The authors attribute the root cause to two structural differences between RLVR and traditional RL (AlphaGo, Atari). First, the action space in language is orders of magnitude larger than in Go, and from scratch it is nearly impossible to reach a path with positive reward. Second, precisely because of this, RLVR must start from a pretrained base, whose prior keeps most samples in the “reasonable answer” region; otherwise reward signal is uniformly negative and learning never gets off the ground.

The prior is a double-edged sword. Policy gradient amplifies samples in the prior that earn positive reward and suppresses samples that earn negative reward, so the entire optimization trajectory stays framed by the prior. Any sample noticeably off-prior most likely gets negative reward and gets pushed further down, and the resulting policy only contracts within base’s existing distribution.

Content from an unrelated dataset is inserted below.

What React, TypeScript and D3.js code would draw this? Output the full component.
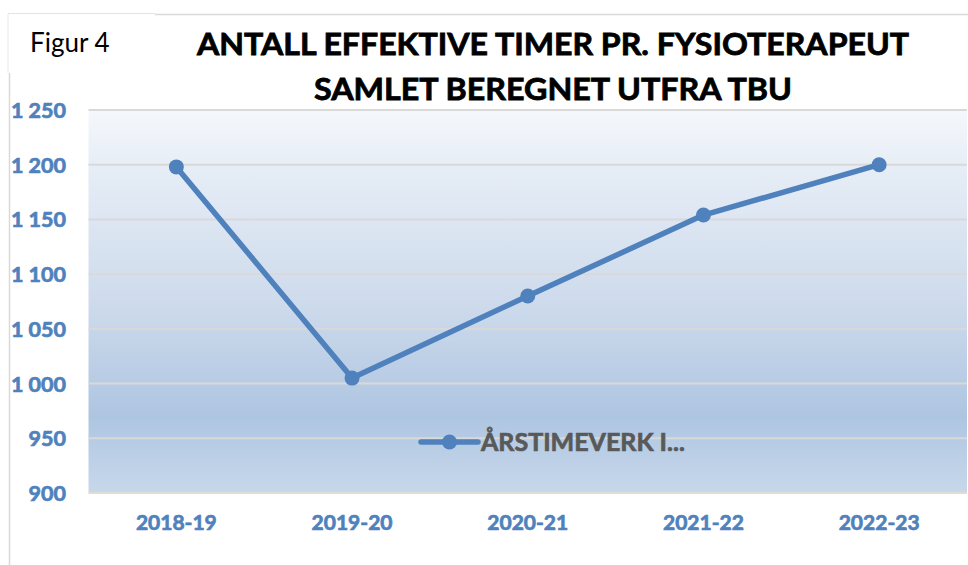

This explains the “distribution sharpening but not expansion” seen in the perplexity experiment.

The authors suggest the way out lies in higher-level exploration mechanisms (program-level evolution like AlphaEvolve), curriculum coverage of training data to ensure meta-skill transitions, and finer process reward with credit assignment. The paper flags multi-turn agent RL as another worth-exploring path, on the grounds that IMO-level reasoning requires feedback-driven iterative correction, not single-turn output. These are open directions, not claimed solutions.

Experimental setup and a few limitations

Default temperature is 0.6, top-p 0.95, max generation 16k tokens. Base models are evaluated zero-shot with the same prompt as RL models to avoid extra reasoning leaked in through in-context examples. The paper notes base often produces ill-formatted answers under zero-shot, but enough sampling finds properly formatted correct solutions.

Math tasks use zero-RL (RL straight on base, no SFT); code and visual reasoning start from instruction-tuned models per community convention for training stability. All comparisons are “training starting point vs RL model” to isolate RLVR’s own effect.

The two limitations the paper gives: many of the strongest RL models and training pipelines are closed-source and cannot be included; RL for LLM is evolving fast and a future RL paradigm may invalidate these conclusions.

Summary

The paper does three things. First, a diagnostic tool: switching from average score to pass@k at large k turns “how many problems can the model actually solve” into something measurable. Second, the phenomenon: across families, algorithms, tasks, and sizes, base consistently overtakes RL at large k, and the RL solvable set is nearly a subset of base’s. Third, the mechanism: perplexity analysis shows RL outputs already live in base’s distribution; the controlled comparison shows distillation can push the solvable set beyond base while RL cannot; the root cause is the double-edged sword of a pretrained prior in a vast action space. The conclusion is not “RLVR is useless,” but “what RLVR currently does is sample base’s existing paths more reliably; genuinely expanding the solvable set requires a new paradigm.”